In Hamnet, Buckley did even more, acting with such intensity that one fears for her health. The same can be said of another acting-category triumph — Sean Penn, who received his third Oscar, this time for Best Supporting Actor in One Battle After Another by Paul Thomas Anderson. However, Penn notably… did not attend the ceremony. Not out of protest or disdain for the Oscars — he had once again traveled to Ukraine, and news of his victory reached him midway through his journey. One of his Oscars, incidentally, is in Kyiv: a couple of years ago, the actor presented the statuette to President Volodymyr Zelensky, and it has been kept there, on Bankova Street, ever since.
In other categories, the winners included Amy Madigan (Best Supporting Actress for the horror film Weapons); the Norwegian drama Sentimental Value by Joachim Trier (Best International Feature Film); the animated film K-Pop Demon Hunters (Best Animated Feature); Mr. Nobody Against Putin by directors Pavel Talankin and David Borenstein (Best Documentary Feature); Swedish composer Ludwig Göransson for the score of Sinners; the song Golden from K-Pop Demon Hunters; and Tamara Deverell for production design and costumes in Guillermo del Toro’s Frankenstein.

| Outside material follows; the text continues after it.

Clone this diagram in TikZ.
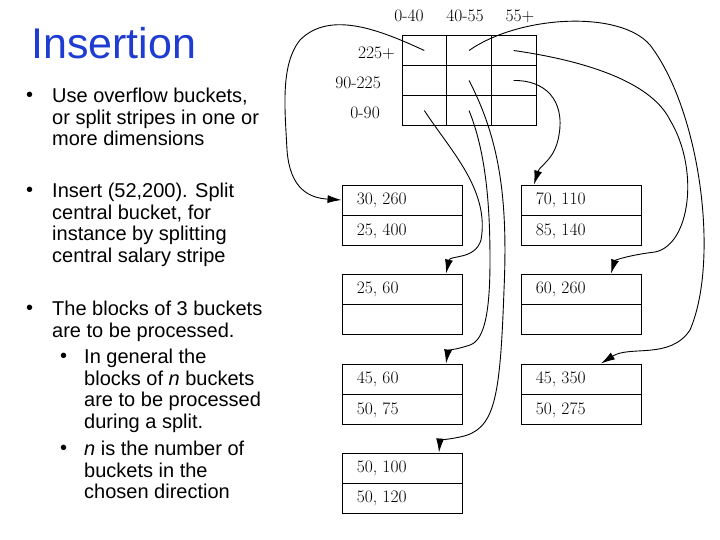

The technical Oscar for Best Visual Effects went to the new Avatar. Cinematographer Autumn Durald Arkapaw made history as the first woman to win the Academy Award in this category for Sinners, a film shot as if the camera were replaced by a brush and oil paint.

ART, FAMILY, CHILDREN
At the heart of this year’s Oscars were deeply human stories — about family (One Battle After Another, Marty Supreme, Sentimental Value, Hamnet) as the only support in this mad, mad, mad world; about art, which reminds us what it means to be human (Sinners); and about children. What kind of world will we leave them? This question was voiced from the stage by Paul Thomas Anderson, who, throughout the entire awards season, embodied thoughtful, grateful modesty, and here also shone with philosophical wisdom. Jessie Buckley spoke from the stage about the «beautiful chaos of maternal hearts», while Michael B. Jordan, accepting his Oscar for Best Actor, like a grateful son of his noble predecessors, said he felt proud to stand alongside the great Black actors who had won in this category in other eras (Denzel Washington, Sidney Poitier…). In other words, he was speaking of his second family — the tradition he now carries forward into the world. It was a beautiful speech, with references to the past and confidence in the future. The very future we all try, in one way or another, to discern through the fog of an unending war, yet see only on the canvas of the screen.
This year’s Oscars unexpectedly united us, returning us — if only for a while — to those times when great Hollywood films brought together people of different cultures, political views, and faiths, allowing them to be themselves. The films celebrated at the ceremony make one believe that any dream can come true. The main thing is not to let hope fade in our hearts.